Considerato che i ricorsi promuovono questioni analoghe in riferimento a parametri coincidenti e che pertanto i relativi giudizi vanno riuniti per essere decisi con un unico provvedimento;
che è intervenuta la rinuncia ai ricorsi da parte del Presidente del Consiglio dei ministri, previa conforme deliberazione del Consiglio dei ministri;
che tutte le rinunce sono state accettate dalla Regione Basilicata;
che questa Corte ha chiarito (sentenza n. 37 del 2016 e ordinanza n. 78 del 2017) che il requisito della «previa deliberazione» della Giunta regionale è previsto dall’art. 32, comma 2, della legge 11 marzo 1953, n. 87 (Norme sulla costituzione e sul funzionamento della Corte costituzionale) solo come presupposto dell’iniziativa della Regione contro una legge statale;
che tali decisioni si fondano sul principio, di portata generale, per cui le disposizioni che prevedono nullità, preclusioni, inammissibilità e decadenze processuali si intendono assoggettate ad un regime di stretta legalità;
che, in ragione della sua generalità, il predetto principio è applicabile a tutti gli atti per cui le Norme integrative per i giudizi davanti alla Corte costituzionale e la citata legge n. 87 del 1953 non prescrivono formalità e quindi anche all’accettazione della rinuncia dell’impugnativa proposta dallo Stato;
che, ai sensi dell’art. 23 delle Norme integrative per i giudizi davanti alla Corte costituzionale, l’intervenuta rinuncia al ricorso determina l’estinzione del processo: quanto al ricorso n. 35 del 2018, in mancanza della costituzione della Regione Basilicata (ex plurimis, ordinanze n. 243 del 2019 e n. 4 del 2019); quanto ai ricorsi n. 56 e n. 74 del 2018, per effetto dell’intervenuta accettazione da parte della resistente delle rispettive rinunce.

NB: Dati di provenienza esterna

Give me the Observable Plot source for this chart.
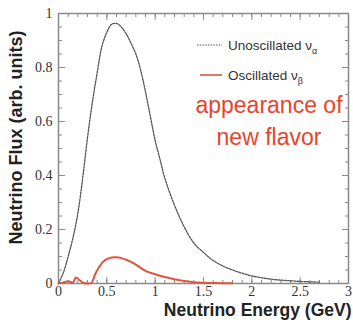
<!DOCTYPE html>
<html>
<head>
<meta charset="utf-8">
<script src="https://cdn.jsdelivr.net/npm/d3@7"></script>
<script src="https://cdn.jsdelivr.net/npm/@observablehq/plot@0.6"></script>
<style>
  html, body { margin: 0; padding: 0; background: white; }
  #chart { position: relative; width: 353px; height: 326px; }
</style>
</head>
<body>
<div id="chart"></div>
<script>
// Unoscillated flux (black dotted)
const unoscEnergy = [0, 0.05, 0.1, 0.15, 0.2, 0.25, 0.3, 0.35, 0.4, 0.45, 0.5, 0.55, 0.6, 0.65, 0.7, 0.75, 0.8, 0.85, 0.9, 0.95, 1.0, 1.05, 1.1, 1.2, 1.3, 1.4, 1.5, 1.6, 1.7, 1.8, 1.9, 2.0, 2.2, 2.4, 2.6, 2.7];
const unoscFlux   = [0, 0.04, 0.1, 0.17, 0.26, 0.39, 0.54, 0.67, 0.78, 0.88, 0.93, 0.96, 0.963, 0.95, 0.925, 0.89, 0.85, 0.79, 0.71, 0.62, 0.53, 0.46, 0.39, 0.29, 0.21, 0.15, 0.115, 0.085, 0.065, 0.05, 0.038, 0.028, 0.016, 0.01, 0.006, 0.005];
// Oscillated flux (red)
const oscEnergy = [0, 0.05, 0.1, 0.15, 0.18, 0.22, 0.26, 0.3, 0.34, 0.38, 0.42, 0.46, 0.5, 0.55, 0.6, 0.65, 0.7, 0.75, 0.8, 0.85, 0.9, 0.95, 1.0, 1.1, 1.2, 1.3, 1.4, 1.5, 1.6, 1.7, 1.8];
const oscFlux   = [0, 0.004, 0.008, 0.004, 0.022, 0.012, 0.002, 0.0, 0.002, 0.035, 0.06, 0.08, 0.09, 0.096, 0.097, 0.094, 0.088, 0.08, 0.07, 0.058, 0.047, 0.04, 0.034, 0.024, 0.016, 0.009, 0.005, 0.003, 0.002, 0.001, 0.001];

const xMajorTicks = [0, 0.5, 1, 1.5, 2, 2.5, 3];
const xTickLabels = ["0", "0.5", "1", "1.5", "2", "2.5", "3"];
const xMinorTicks = d3.range(0, 31).map(i => i / 10);
const yMajorTicks = [0, 0.2, 0.4, 0.6, 0.8, 1];
const yTickLabels = ["0", "0.2", "0.4", "0.6", "0.8", "1"];
const yMinorTicks = d3.range(0, 21).map(i => i / 20);

const xTitle = "Neutrino Energy (GeV)";
const yTitle = "Neutrino Flux (arb. units)";

const unosc = unoscEnergy.map((e, i) => ({e, f: unoscFlux[i]}));
const osc = oscEnergy.map((e, i) => ({e, f: oscFlux[i]}));

const frameColor = "#8a8a8a";
const sans = "'Liberation Sans', Arial, sans-serif";

const chart = Plot.plot({
  width: 353,
  height: 326,
  marginLeft: 58,
  marginRight: 5,
  marginTop: 13,
  marginBottom: 43,
  x: {domain: [0, 3]},
  y: {domain: [0, 1]},
  style: {fontFamily: "'Liberation Serif', 'DejaVu Serif', serif", fontSize: "14px", background: "white", color: "#444"},
  marks: [
    Plot.frame({stroke: frameColor, strokeWidth: 1.5}),
    // inward ticks, bottom & top
    Plot.axisX({ticks: xMinorTicks, tickSize: -3, text: null, stroke: frameColor, anchor: "bottom", label: null}),
    Plot.axisX({ticks: xMajorTicks, tickSize: -6, text: null, stroke: frameColor, anchor: "bottom", label: null}),
    Plot.axisX({ticks: xMinorTicks, tickSize: -3, text: null, stroke: frameColor, anchor: "top", label: null}),
    Plot.axisX({ticks: xMajorTicks, tickSize: -6, text: null, stroke: frameColor, anchor: "top", label: null}),
    Plot.axisX({ticks: xMajorTicks, tickSize: 0, tickPadding: 3, tickFormat: (d, i) => xTickLabels[i], anchor: "bottom", label: null, fill: "#333"}),
    // inward ticks, left & right
    Plot.axisY({ticks: yMinorTicks, tickSize: -4, text: null, stroke: frameColor, anchor: "left", label: null}),
    Plot.axisY({ticks: yMajorTicks, tickSize: -7, text: null, stroke: frameColor, anchor: "left", label: null}),
    Plot.axisY({ticks: yMinorTicks, tickSize: -4, text: null, stroke: frameColor, anchor: "right", label: null}),
    Plot.axisY({ticks: yMajorTicks, tickSize: -7, text: null, stroke: frameColor, anchor: "right", label: null}),
    Plot.axisY({ticks: yMajorTicks, tickSize: 0, tickPadding: 6, tickFormat: (d, i) => yTickLabels[i], anchor: "left", label: null, fill: "#333"}),
    // curves
    Plot.line(unosc, {x: "e", y: "f", stroke: "#555", strokeWidth: 1.3, strokeDasharray: "2,1.3", curve: "catmull-rom"}),
    Plot.line(osc, {x: "e", y: "f", stroke: "#e0553f", strokeWidth: 2, curve: "catmull-rom"}),
    // axis titles
    Plot.text([xTitle], {text: d => d, frameAnchor: "bottom-right", textAnchor: "end", lineAnchor: "top", dx: 3, dy: 20, fontFamily: sans, fontWeight: "bold", fontSize: 17.5, fill: "#222"}),
    Plot.text([yTitle], {text: d => d, frameAnchor: "left", rotate: -90, textAnchor: "middle", lineAnchor: "middle", dx: -42, dy: -11, fontFamily: sans, fontWeight: "bold", fontSize: 18, fill: "#222"})
  ]
});

document.getElementById("chart").appendChild(chart);

// Legend and annotation drawn inside the plot frame
const svg = d3.select(chart);
const g = svg.append("g").attr("font-family", sans).attr("text-anchor", "start");

function legendEntry(y, main, sub, drawSample) {
  drawSample(g.append("line").attr("x1", 197).attr("x2", 222).attr("y1", y).attr("y2", y));
  const t = g.append("text").attr("x", 228).attr("y", y).attr("dy", "0.35em")
    .attr("text-anchor", "start").attr("font-size", 13.5).attr("fill", "#333");
  t.append("tspan").text(main);
  t.append("tspan").attr("font-size", 9).attr("dy", 4).text(sub);
}
legendEntry(45, "Unoscillated ν", "α", l => l.attr("stroke", "#555").attr("stroke-width", 1).attr("stroke-dasharray", "1.5,1.2"));
legendEntry(75, "Oscillated ν", "β", l => l.attr("x1", 200).attr("stroke", "#e0553f").attr("stroke-width", 1.6));

g.append("text").attr("x", 269).attr("y", 113).attr("text-anchor", "middle")
  .attr("font-size", 23).attr("fill", "#e8442c").text("appearance of");
g.append("text").attr("x", 269).attr("y", 145).attr("text-anchor", "middle")
  .attr("font-size", 23).attr("fill", "#e8442c").text("new flavor");
</script>
</body>
</html>
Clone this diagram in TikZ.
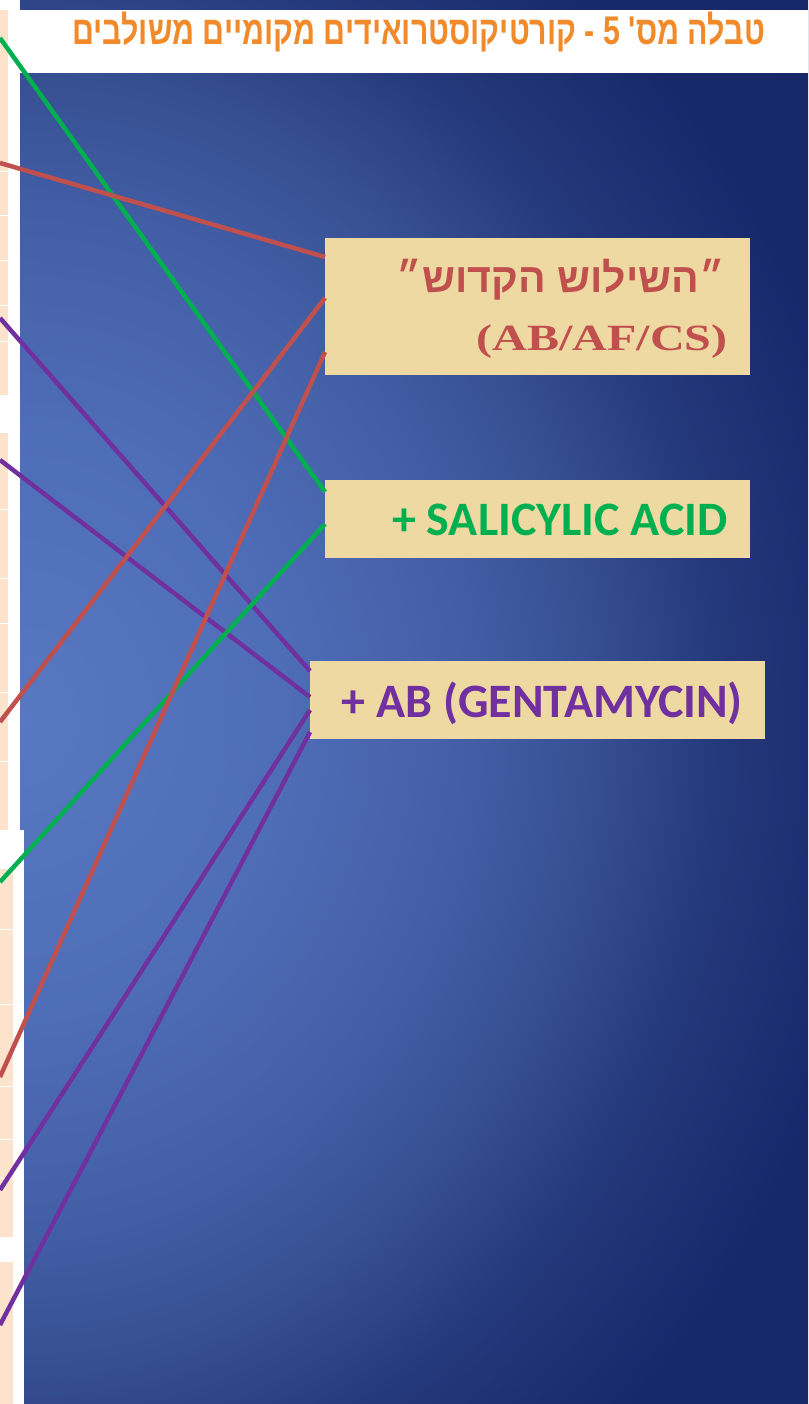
\documentclass[tikz,border=0pt]{standalone}
\usepackage{fontspec}
\newfontfamily\hebsans[Script=Hebrew]{Liberation Sans}
\newfontfamily\hebserif[Script=Hebrew]{Liberation Serif}
\newfontfamily\calib{Carlito}
\TeXXeTstate=1
\usepackage{xcolor}
\definecolor{papyrus}{HTML}{EFD9A3}
\definecolor{peach}{HTML}{FDE3CB}
\definecolor{titleorange}{HTML}{F08A2A}
\definecolor{redln}{HTML}{C0504D}
\definecolor{greenln}{HTML}{00B050}
\definecolor{purpleln}{HTML}{7030A0}
\pgfdeclareradialshading{slidebg}{\pgfpoint{0bp}{0bp}}{rgb(0bp)=(0.345,0.47,0.76); rgb(8bp)=(0.31,0.43,0.72); rgb(14bp)=(0.26,0.37,0.65); rgb(18bp)=(0.21,0.31,0.57); rgb(22bp)=(0.14,0.22,0.48); rgb(27bp)=(0.09,0.16,0.42); rgb(50bp)=(0.08,0.15,0.40)}

\begin{document}
\begin{tikzpicture}[x=1pt,y=-1pt,
  wire/.style={line width=4.5pt},
  papyrusbox/.style={fill=papyrus,draw=none,inner sep=0pt,anchor=north west},
  label/.style={anchor=base east,inner sep=0pt},
  cell/.style={fill=peach}]
  \useasboundingbox (0,0) rectangle (808,1404);
  \fill[white] (0,0) rectangle (808,1404);
  \begin{scope}
    \clip (20,0) rectangle (808,1404);
    \shade[shading=slidebg] (-780,-180) rectangle (820,1620);
  \end{scope}
  \fill[white] (0,830) rectangle (24,1404);
  \fill[white] (13,10) rectangle (808,73);
  \foreach \a/\b in {10/171,172/215,216/260,261/305,306/341,342/395,433/509,510/578,579/623,624/692,693/761,762/830}
    \fill[cell] (0,\a) rectangle (8,\b);
  \foreach \a/\b in {869/929,930/1004,1005/1086,1087/1139,1140/1178,1179/1237,1262/1404}
    \fill[cell] (0,\a) rectangle (13,\b);

  \node [label, text=titleorange, xscale=0.76] (title) at (765,45)
    {\hebsans\bfseries\fontsize{40}{44}\selectfont\beginR טבלה מס' 5 - קורטיקוסטרואידים מקומיים משולבים\endR};

  \node [papyrusbox, minimum width=425pt, minimum height=137pt] (trinity) at (325,238) {};
  \node [papyrusbox, minimum width=425pt, minimum height=78pt] (salic) at (325,480) {};
  \node [papyrusbox, minimum width=455pt, minimum height=78pt] (gent) at (310,661) {};

  \node [label, text=redln] (holy) at (725,293)
    {\hebsans\bfseries\fontsize{41}{44}\selectfont\beginR ״השילוש הקדוש״\endR};
  \node [label, text=redln, xscale=1.3] (holyabbr) at (728,350)
    {\hebserif\bfseries\fontsize{37}{40}\selectfont (AB/AF/CS)};
  \node [label, text=greenln] (saliclabel) at (728,535)
    {\calib\bfseries\fontsize{48}{50}\selectfont + SALICYLIC ACID};
  \node [label, text=purpleln] (gentlabel) at (743,717)
    {\calib\bfseries\fontsize{48}{50}\selectfont + AB (GENTAMYCIN)};

  \coordinate (g1) at (0,38);
  \coordinate (r1) at (0,163);
  \coordinate (p1) at (0,318);
  \coordinate (p2) at (0,460);
  \coordinate (r2) at (0,722);
  \coordinate (g2) at (0,882);
  \coordinate (r3) at (0,1077);
  \coordinate (p3) at (0,1190);
  \coordinate (p4) at (0,1325);

  \draw [wire, greenln] (g1) -- ([yshift=-12pt]salic.north west);
  \draw [wire, redln] (r1) -- ([yshift=-19pt]trinity.north west);
  \draw [wire, purpleln] (p1) -- ([yshift=-10pt]gent.north west);
  \draw [wire, purpleln] (p2) -- ([yshift=-36pt]gent.north west);
  \draw [wire, redln] (r2) -- ([yshift=-60pt]trinity.north west);
  \draw [wire, greenln] (g2) -- ([yshift=-44pt]salic.north west);
  \draw [wire, redln] (r3) -- ([yshift=-114pt]trinity.north west);
  \draw [wire, purpleln] (p3) -- ([yshift=-49pt]gent.north west);
  \draw [wire, purpleln] (p4) -- ([yshift=-71pt]gent.north west);
\end{tikzpicture}
\end{document}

Visti l’art. 26, secondo comma, della legge 11 marzo 1953, n. 87, e gli artt. 9, comma 2, e 23 delle Norme integrative per i giudizi davanti alla Corte costituzionale.
LA CORTE COSTITUZIONALE
riuniti i giudizi,
dichiara estinti i processi.
Così deciso in Roma, nella sede della Corte costituzionale, Palazzo della Consulta, il 16 gennaio 2020.
F.to:
Marta CARTABIA, Presidente
Giulio PROSPERETTI, Redattore
Roberto MILANA, Cancelliere
Depositata in Cancelleria il 14 febbraio 2020.